Calculus of Variations with first derivative boundary conditions

Question

I am self teaching calculus of variations and have a seemingly basic question, which I cannot find the answer to. I understand that to obtain the shortest path between two points, $A$ and $B$, one can minimise the functional $J[y]$,

$$ J[y] = \int_A^B \sqrt{1 + (y')^2} dx, $$

where $y' = \frac{dy}{dx}$. The integrand goes in to the Euler-Lagrange equation and everything works out nicely. However, I have only seen solutions where explicit boundary conditions are given, i.e $y(A)$ and $y(B)$ are known, or additionally the area under the line is used as a constraint with Lagrange multipliers.

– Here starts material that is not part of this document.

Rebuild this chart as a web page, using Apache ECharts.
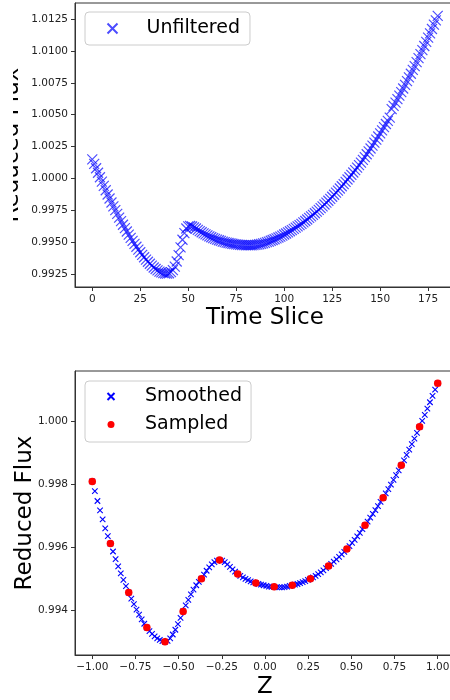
<!DOCTYPE html>
<html><head><meta charset="utf-8">
<script src="https://cdn.jsdelivr.net/npm/echarts@6/dist/echarts.min.js"></script>
<style>html,body{margin:0;padding:0;background:#fff}#c{width:450px;height:700px}</style>
</head><body><div id="c"></div>
<script>
// Top panel: reduced flux per time slice (index = time slice 0..180)
const unfiltered = [
1.00150,1.00115,1.00080,1.00045,1.00010,0.99976,0.99942,0.99908,0.99875,0.99843,
0.99812,0.99782,0.99752,0.99723,0.99694,0.99666,0.99638,0.99611,0.99585,0.99560,
0.99535,0.99511,0.99488,0.99465,0.99443,0.99422,0.99402,0.99383,0.99365,0.99348,
0.99332,0.99317,0.99303,0.99291,0.99280,0.99271,0.99264,0.99259,0.99256,0.99255,
0.99258,0.99266,0.99282,0.99310,0.99350,0.99400,0.99460,0.99520,0.99572,0.99608,
0.99625,0.99628,0.99624,0.99617,0.99608,0.99598,0.99588,0.99579,0.99570,0.99562,
0.99554,0.99547,0.99540,0.99533,0.99527,0.99521,0.99516,0.99511,0.99506,0.99502,
0.99498,0.99495,0.99492,0.99489,0.99486,0.99484,0.99482,0.99480,0.99479,0.99478,
0.99477,0.99477,0.99477,0.99477,0.99478,0.99480,0.99482,0.99485,0.99488,0.99492,
0.99496,0.99501,0.99506,0.99512,0.99518,0.99524,0.99531,0.99538,0.99545,0.99553,
0.99561,0.99569,0.99578,0.99587,0.99596,0.99605,0.99615,0.99625,0.99635,0.99645,
0.99656,0.99667,0.99679,0.99691,0.99703,0.99715,0.99728,0.99741,0.99754,0.99768,
0.99782,0.99796,0.99811,0.99826,0.99841,0.99857,0.99873,0.99889,0.99905,0.99922,
0.99939,0.99956,0.99974,0.99992,1.00010,1.00028,1.00047,1.00066,1.00085,1.00105,
1.00125,1.00146,1.00168,1.00190,1.00212,1.00235,1.00258,1.00281,1.00305,1.00329,
1.00353,1.00377,1.00402,1.00427,1.00452,1.00477,1.00543,1.00569,1.00595,1.00622,
1.00649,1.00677,1.00705,1.00734,1.00763,1.00792,1.00821,1.00851,1.00881,1.00912,
1.00943,1.00974,1.01006,1.01038,1.01071,1.01104,1.01137,1.01171,1.01205,1.01239,
1.01274
];
// Bottom panel: smoothed curve (Z grid and flux)
const smoothZ = [
-1.000,-0.985,-0.970,-0.955,-0.940,-0.925,-0.910,-0.895,-0.880,-0.865,
-0.850,-0.835,-0.820,-0.805,-0.789,-0.774,-0.759,-0.744,-0.729,-0.714,
-0.699,-0.684,-0.669,-0.654,-0.639,-0.624,-0.609,-0.594,-0.579,-0.564,
-0.549,-0.534,-0.519,-0.504,-0.489,-0.474,-0.459,-0.444,-0.429,-0.414,
-0.398,-0.383,-0.368,-0.353,-0.338,-0.323,-0.308,-0.293,-0.278,-0.263,
-0.248,-0.233,-0.218,-0.203,-0.188,-0.173,-0.158,-0.143,-0.128,-0.113,
-0.098,-0.083,-0.068,-0.053,-0.038,-0.023,-0.008,0.008,0.023,0.038,
0.053,0.068,0.083,0.098,0.113,0.128,0.143,0.158,0.173,0.188,
0.203,0.218,0.233,0.248,0.263,0.278,0.293,0.308,0.323,0.338,
0.353,0.368,0.383,0.398,0.414,0.429,0.444,0.459,0.474,0.489,
0.504,0.519,0.534,0.549,0.564,0.579,0.594,0.609,0.624,0.639,
0.654,0.669,0.684,0.699,0.714,0.729,0.744,0.759,0.774,0.789,
0.805,0.820,0.835,0.850,0.865,0.880,0.895,0.910,0.925,0.940,
0.955,0.970,0.985,1.000
];
const smoothFlux = [
0.99808,0.99777,0.99746,0.99716,0.99688,0.99659,0.99635,0.99611,0.99586,0.99562,
0.99539,0.99517,0.99496,0.99476,0.99456,0.99437,0.99419,0.99402,0.99386,0.99371,
0.99357,0.99345,0.99334,0.99325,0.99317,0.99311,0.99306,0.99302,0.99300,0.99303,
0.99311,0.99323,0.99338,0.99356,0.99376,0.99396,0.99415,0.99433,0.99450,0.99465,
0.99479,0.99490,0.99500,0.99513,0.99525,0.99536,0.99545,0.99552,0.99557,0.99559,
0.99557,0.99552,0.99545,0.99537,0.99529,0.99522,0.99515,0.99509,0.99504,0.99499,
0.99495,0.99491,0.99488,0.99486,0.99483,0.99481,0.99479,0.99477,0.99475,0.99474,
0.99474,0.99473,0.99472,0.99472,0.99473,0.99475,0.99477,0.99479,0.99481,0.99483,
0.99486,0.99489,0.99492,0.99496,0.99500,0.99504,0.99509,0.99514,0.99520,0.99526,
0.99533,0.99540,0.99547,0.99554,0.99561,0.99569,0.99577,0.99585,0.99594,0.99603,
0.99613,0.99623,0.99634,0.99645,0.99657,0.99669,0.99681,0.99693,0.99705,0.99717,
0.99730,0.99743,0.99756,0.99770,0.99784,0.99798,0.99813,0.99828,0.99843,0.99859,
0.99875,0.99892,0.99909,0.99926,0.99944,0.99962,0.99981,1.00000,1.00019,1.00039,
1.00059,1.00079,1.00099,1.00119
];
// Sampled points
const sampleZ = [-1.000,-0.895,-0.789,-0.684,-0.579,-0.474,-0.368,-0.263,-0.158,-0.053,
 0.053,0.158,0.263,0.368,0.474,0.579,0.684,0.789,0.895,1.000];
const sampleFlux = [0.99808,0.99611,0.99456,0.99345,0.99300,0.99396,0.99500,0.99559,0.99515,0.99486,
 0.99474,0.99479,0.99500,0.99540,0.99594,0.99669,0.99756,0.99859,0.99981,1.00119];
// Tick labels
const timeTicks = [0,25,50,75,100,125,150,175];
const topFluxTicks = [0.9925,0.9950,0.9975,1.0000,1.0025,1.0050,1.0075,1.0100,1.0125];
const zTicks = [-1.00,-0.75,-0.50,-0.25,0.00,0.25,0.50,0.75,1.00];
const bottomFluxTicks = [0.994,0.996,0.998,1.000];

const FONT = 'DejaVu Sans';
const crossPath = 'path://M0,0L10,10M0,10L10,0';
const minus = s => s.replace('-', '\u2212');
function axisCommon(ticks, fmt) {
  return {
    nameMoveOverlap: false,
    axisLine: {show: true, onZero: false, lineStyle: {color: '#333', width: 1}},
    axisTick: {show: true, inside: false, length: 4, customValues: ticks, lineStyle: {color: '#333', width: 1}},
    axisLabel: {customValues: ticks, formatter: v => minus(fmt(v)), fontFamily: FONT, fontSize: 10.5, color: '#222', margin: 7},
    splitLine: {show: false}
  };
}
const chart = echarts.init(document.getElementById('c'), null, {renderer: 'canvas'});
chart.setOption({
  animation: false,
  backgroundColor: '#fff',
  grid: [
    {left: 75, top: 3, width: 380, height: 284, show: true, borderColor: '#333', borderWidth: 1, containLabel: false, outerBoundsMode: 'none'},
    {left: 75, top: 371, width: 380, height: 284, show: true, borderColor: '#333', borderWidth: 1, containLabel: false, outerBoundsMode: 'none'}
  ],
  // the upper panel is cropped at its left edge in the original picture
  graphic: [{type: 'rect', left: 0, top: 0, z: 100, shape: {width: 13, height: 340}, style: {fill: '#fff'}}],
  xAxis: [
    Object.assign({type: 'value', gridIndex: 0, min: -9, max: 189,
      name: 'Time Slice', nameLocation: 'middle', nameGap: 20,
      nameTextStyle: {fontFamily: FONT, fontSize: 23, color: '#000'}},
      axisCommon(timeTicks, v => String(v))),
    Object.assign({type: 'value', gridIndex: 1, min: -1.1, max: 1.1,
      name: 'Z', nameLocation: 'middle', nameGap: 21,
      nameTextStyle: {fontFamily: FONT, fontSize: 23, color: '#000'}},
      axisCommon(zTicks, v => v.toFixed(2)))
  ],
  yAxis: [
    Object.assign({type: 'value', gridIndex: 0, min: 0.9915, max: 1.01375,
      name: 'Reduced Flux', nameLocation: 'middle', nameGap: 51, nameRotate: 90,
      nameTextStyle: {fontFamily: FONT, fontSize: 23, color: '#000'}},
      axisCommon(topFluxTicks, v => v.toFixed(4))),
    Object.assign({type: 'value', gridIndex: 1, min: 0.99258, max: 1.00158,
      name: 'Reduced Flux', nameLocation: 'middle', nameGap: 38, nameRotate: 90,
      nameTextStyle: {fontFamily: FONT, fontSize: 23, color: '#000'}},
      axisCommon(bottomFluxTicks, v => v.toFixed(3)))
  ],
  legend: [
    {data: ['Unfiltered'], left: 85, top: 12, orient: 'vertical',
     itemWidth: 30, itemHeight: 10, padding: [6, 10, 6, 20],
     backgroundColor: '#fff', borderColor: '#ccc', borderWidth: 1, borderRadius: 4,
     textStyle: {fontFamily: FONT, fontSize: 19, color: '#000', lineHeight: 21, padding: [0, 0, 0, 14]}},
    {data: ['Smoothed', 'Sampled'], left: 85, top: 381, orient: 'vertical', itemGap: 7,
     itemWidth: 30, itemHeight: 7, padding: [5, 9, 7, 20],
     backgroundColor: '#fff', borderColor: '#ccc', borderWidth: 1, borderRadius: 4,
     textStyle: {fontFamily: FONT, fontSize: 19, color: '#000', lineHeight: 21, padding: [0, 0, 0, 14]}}
  ],
  series: [
    {name: 'Unfiltered', type: 'scatter', xAxisIndex: 0, yAxisIndex: 0,
     symbol: crossPath, symbolSize: 10,
     itemStyle: {color: 'none', borderColor: 'rgba(0,0,255,0.7)', borderWidth: 1.2, opacity: 1},
     data: unfiltered.map((v, i) => [i, v])},
    {name: 'Smoothed', type: 'scatter', xAxisIndex: 1, yAxisIndex: 1,
     symbol: crossPath, symbolSize: 5.5,
     itemStyle: {color: 'none', borderColor: '#0000ff', borderWidth: 1.1, opacity: 1},
     data: smoothZ.map((z, i) => [z, smoothFlux[i]])},
    {name: 'Sampled', type: 'scatter', xAxisIndex: 1, yAxisIndex: 1,
     symbol: 'circle', symbolSize: 7.5, z: 3,
     itemStyle: {color: '#ff0000', borderWidth: 0, opacity: 1},
     data: sampleZ.map((z, i) => [z, sampleFlux[i]])}
  ]
});
</script></body></html>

My question is: is it possible to find an analytic solution for $y(x)$ if $y'(A)$ and $y'(B)$ are the boundary conditions? If not, what about if $y'(A)$, $y'(B)$, $y(A)$ and $y(B)$ are known? My (ignorant?) intuition says that for the trivial case where $y'(A) = y'(B)$, the shortest distance should be a straight line, but this cannot be the case for $y'(A)\neq y'(B)$. However, I do not know how to work with the first derivatives conditions, hence I am seeking help from you fine mathematicians :)

Answer 1

1. In general a first-order variational problem has the following consistent boundary conditions (BCs): essential/Dirichlet BC, natural BC, or some combination thereof.

2. In OP's case the strong Neumann BC $y^{\prime}(A)=0=y^{\prime}(B)$ happens to be a natural BC. Of course there are infinitely many constant solutions, since the constant is arbitrary.

3. A weak Neumann BC (where $y^{\prime}(A)$ or $y^{\prime}(B)$ are non-zero constants) is inconsistent with the variational principle.